Objective
Go through the data below and copy it exactly, skipping every picture.

↓↓↓

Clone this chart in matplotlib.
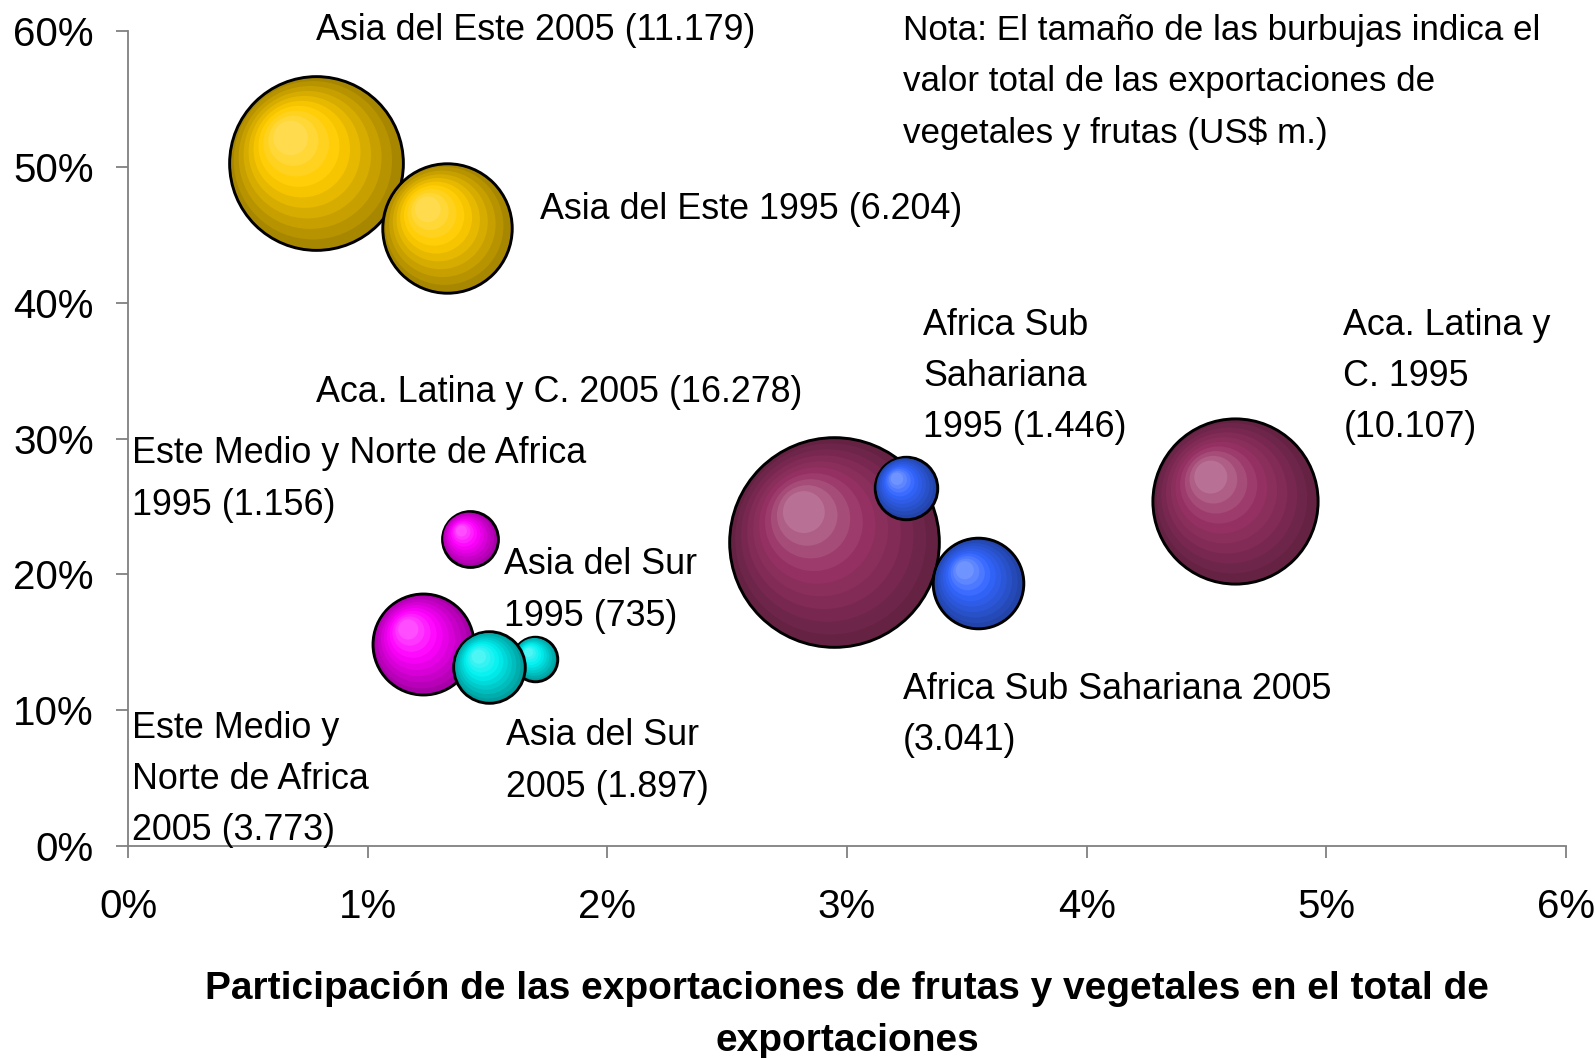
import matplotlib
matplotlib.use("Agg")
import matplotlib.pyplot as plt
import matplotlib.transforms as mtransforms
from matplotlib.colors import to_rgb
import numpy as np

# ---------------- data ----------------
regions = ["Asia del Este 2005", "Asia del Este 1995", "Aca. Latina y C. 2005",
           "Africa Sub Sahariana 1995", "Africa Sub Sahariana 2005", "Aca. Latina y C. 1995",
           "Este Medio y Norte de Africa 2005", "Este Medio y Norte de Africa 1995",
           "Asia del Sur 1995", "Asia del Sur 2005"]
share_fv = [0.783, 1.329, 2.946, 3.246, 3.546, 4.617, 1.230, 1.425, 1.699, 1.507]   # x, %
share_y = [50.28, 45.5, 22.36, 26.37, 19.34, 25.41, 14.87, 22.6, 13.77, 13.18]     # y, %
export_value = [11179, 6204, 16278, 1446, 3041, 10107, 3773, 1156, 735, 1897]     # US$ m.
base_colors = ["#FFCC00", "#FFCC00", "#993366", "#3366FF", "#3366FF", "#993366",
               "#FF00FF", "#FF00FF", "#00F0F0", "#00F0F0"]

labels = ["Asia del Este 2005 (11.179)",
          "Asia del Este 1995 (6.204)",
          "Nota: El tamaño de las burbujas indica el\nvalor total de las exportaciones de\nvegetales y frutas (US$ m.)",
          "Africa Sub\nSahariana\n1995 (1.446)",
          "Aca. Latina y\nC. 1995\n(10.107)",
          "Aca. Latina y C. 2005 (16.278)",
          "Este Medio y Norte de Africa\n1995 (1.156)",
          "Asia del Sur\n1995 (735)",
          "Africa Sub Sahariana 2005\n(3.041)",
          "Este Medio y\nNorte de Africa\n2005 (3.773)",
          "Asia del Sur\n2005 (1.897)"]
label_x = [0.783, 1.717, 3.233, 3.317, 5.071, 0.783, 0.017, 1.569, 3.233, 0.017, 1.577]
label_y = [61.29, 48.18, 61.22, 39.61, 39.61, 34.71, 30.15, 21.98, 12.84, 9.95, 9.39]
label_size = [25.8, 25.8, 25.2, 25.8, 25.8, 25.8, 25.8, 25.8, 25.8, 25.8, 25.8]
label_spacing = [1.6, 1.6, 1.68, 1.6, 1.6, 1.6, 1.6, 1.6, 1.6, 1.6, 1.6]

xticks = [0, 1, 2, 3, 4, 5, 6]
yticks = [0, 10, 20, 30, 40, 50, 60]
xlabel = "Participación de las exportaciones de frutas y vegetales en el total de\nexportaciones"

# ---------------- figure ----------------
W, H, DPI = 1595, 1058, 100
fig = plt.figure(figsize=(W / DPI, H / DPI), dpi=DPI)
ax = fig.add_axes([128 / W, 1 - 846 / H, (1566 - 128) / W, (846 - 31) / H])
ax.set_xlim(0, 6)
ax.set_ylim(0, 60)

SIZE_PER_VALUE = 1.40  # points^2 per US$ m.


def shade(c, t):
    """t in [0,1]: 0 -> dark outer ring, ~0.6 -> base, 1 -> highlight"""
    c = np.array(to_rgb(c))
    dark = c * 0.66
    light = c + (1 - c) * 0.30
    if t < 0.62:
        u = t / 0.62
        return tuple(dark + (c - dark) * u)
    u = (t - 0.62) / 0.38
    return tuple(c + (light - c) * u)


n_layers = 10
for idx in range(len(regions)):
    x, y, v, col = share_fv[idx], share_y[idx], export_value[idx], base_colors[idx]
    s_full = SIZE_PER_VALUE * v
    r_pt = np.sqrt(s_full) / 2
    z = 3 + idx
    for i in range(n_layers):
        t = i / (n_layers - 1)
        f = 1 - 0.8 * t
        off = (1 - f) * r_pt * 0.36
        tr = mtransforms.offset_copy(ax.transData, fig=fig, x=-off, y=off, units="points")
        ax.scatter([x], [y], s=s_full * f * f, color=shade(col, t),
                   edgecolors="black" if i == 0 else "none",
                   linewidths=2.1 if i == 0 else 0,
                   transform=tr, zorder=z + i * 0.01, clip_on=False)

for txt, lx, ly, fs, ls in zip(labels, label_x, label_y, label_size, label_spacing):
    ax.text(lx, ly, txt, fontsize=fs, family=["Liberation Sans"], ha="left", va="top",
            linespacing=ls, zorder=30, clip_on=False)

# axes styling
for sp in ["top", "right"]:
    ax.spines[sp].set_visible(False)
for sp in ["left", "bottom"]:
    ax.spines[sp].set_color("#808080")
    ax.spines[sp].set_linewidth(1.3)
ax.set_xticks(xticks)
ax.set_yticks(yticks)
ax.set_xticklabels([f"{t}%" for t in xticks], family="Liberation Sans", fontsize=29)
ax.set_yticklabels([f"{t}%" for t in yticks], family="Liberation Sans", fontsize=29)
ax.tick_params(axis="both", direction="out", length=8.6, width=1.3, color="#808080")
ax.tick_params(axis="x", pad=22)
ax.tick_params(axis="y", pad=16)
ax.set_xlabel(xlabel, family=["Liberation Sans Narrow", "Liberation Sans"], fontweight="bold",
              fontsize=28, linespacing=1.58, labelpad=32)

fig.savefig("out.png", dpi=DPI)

↑↑↑

Finished exercise
Clone this chart in matplotlib.
import matplotlib
matplotlib.use("Agg")
import matplotlib.pyplot as plt
import matplotlib.transforms as mtransforms
from matplotlib.colors import to_rgb
import numpy as np

# ---------------- data ----------------
regions = ["Asia del Este 2005", "Asia del Este 1995", "Aca. Latina y C. 2005",
           "Africa Sub Sahariana 1995", "Africa Sub Sahariana 2005", "Aca. Latina y C. 1995",
           "Este Medio y Norte de Africa 2005", "Este Medio y Norte de Africa 1995",
           "Asia del Sur 1995", "Asia del Sur 2005"]
share_fv = [0.783, 1.329, 2.946, 3.246, 3.546, 4.617, 1.230, 1.425, 1.699, 1.507]   # x, %
share_y = [50.28, 45.5, 22.36, 26.37, 19.34, 25.41, 14.87, 22.6, 13.77, 13.18]     # y, %
export_value = [11179, 6204, 16278, 1446, 3041, 10107, 3773, 1156, 735, 1897]     # US$ m.
base_colors = ["#FFCC00", "#FFCC00", "#993366", "#3366FF", "#3366FF", "#993366",
               "#FF00FF", "#FF00FF", "#00F0F0", "#00F0F0"]

labels = ["Asia del Este 2005 (11.179)",
          "Asia del Este 1995 (6.204)",
          "Nota: El tamaño de las burbujas indica el\nvalor total de las exportaciones de\nvegetales y frutas (US$ m.)",
          "Africa Sub\nSahariana\n1995 (1.446)",
          "Aca. Latina y\nC. 1995\n(10.107)",
          "Aca. Latina y C. 2005 (16.278)",
          "Este Medio y Norte de Africa\n1995 (1.156)",
          "Asia del Sur\n1995 (735)",
          "Africa Sub Sahariana 2005\n(3.041)",
          "Este Medio y\nNorte de Africa\n2005 (3.773)",
          "Asia del Sur\n2005 (1.897)"]
label_x = [0.783, 1.717, 3.233, 3.317, 5.071, 0.783, 0.017, 1.569, 3.233, 0.017, 1.577]
label_y = [61.29, 48.18, 61.22, 39.61, 39.61, 34.71, 30.15, 21.98, 12.84, 9.95, 9.39]
label_size = [25.8, 25.8, 25.2, 25.8, 25.8, 25.8, 25.8, 25.8, 25.8, 25.8, 25.8]
label_spacing = [1.6, 1.6, 1.68, 1.6, 1.6, 1.6, 1.6, 1.6, 1.6, 1.6, 1.6]

xticks = [0, 1, 2, 3, 4, 5, 6]
yticks = [0, 10, 20, 30, 40, 50, 60]
xlabel = "Participación de las exportaciones de frutas y vegetales en el total de\nexportaciones"

# ---------------- figure ----------------
W, H, DPI = 1595, 1058, 100
fig = plt.figure(figsize=(W / DPI, H / DPI), dpi=DPI)
ax = fig.add_axes([128 / W, 1 - 846 / H, (1566 - 128) / W, (846 - 31) / H])
ax.set_xlim(0, 6)
ax.set_ylim(0, 60)

SIZE_PER_VALUE = 1.40  # points^2 per US$ m.


def shade(c, t):
    """t in [0,1]: 0 -> dark outer ring, ~0.6 -> base, 1 -> highlight"""
    c = np.array(to_rgb(c))
    dark = c * 0.66
    light = c + (1 - c) * 0.30
    if t < 0.62:
        u = t / 0.62
        return tuple(dark + (c - dark) * u)
    u = (t - 0.62) / 0.38
    return tuple(c + (light - c) * u)


n_layers = 10
for idx in range(len(regions)):
    x, y, v, col = share_fv[idx], share_y[idx], export_value[idx], base_colors[idx]
    s_full = SIZE_PER_VALUE * v
    r_pt = np.sqrt(s_full) / 2
    z = 3 + idx
    for i in range(n_layers):
        t = i / (n_layers - 1)
        f = 1 - 0.8 * t
        off = (1 - f) * r_pt * 0.36
        tr = mtransforms.offset_copy(ax.transData, fig=fig, x=-off, y=off, units="points")
        ax.scatter([x], [y], s=s_full * f * f, color=shade(col, t),
                   edgecolors="black" if i == 0 else "none",
                   linewidths=2.1 if i == 0 else 0,
                   transform=tr, zorder=z + i * 0.01, clip_on=False)

for txt, lx, ly, fs, ls in zip(labels, label_x, label_y, label_size, label_spacing):
    ax.text(lx, ly, txt, fontsize=fs, family=["Liberation Sans"], ha="left", va="top",
            linespacing=ls, zorder=30, clip_on=False)

# axes styling
for sp in ["top", "right"]:
    ax.spines[sp].set_visible(False)
for sp in ["left", "bottom"]:
    ax.spines[sp].set_color("#808080")
    ax.spines[sp].set_linewidth(1.3)
ax.set_xticks(xticks)
ax.set_yticks(yticks)
ax.set_xticklabels([f"{t}%" for t in xticks], family="Liberation Sans", fontsize=29)
ax.set_yticklabels([f"{t}%" for t in yticks], family="Liberation Sans", fontsize=29)
ax.tick_params(axis="both", direction="out", length=8.6, width=1.3, color="#808080")
ax.tick_params(axis="x", pad=22)
ax.tick_params(axis="y", pad=16)
ax.set_xlabel(xlabel, family=["Liberation Sans Narrow", "Liberation Sans"], fontweight="bold",
              fontsize=28, linespacing=1.58, labelpad=32)

fig.savefig("out.png", dpi=DPI)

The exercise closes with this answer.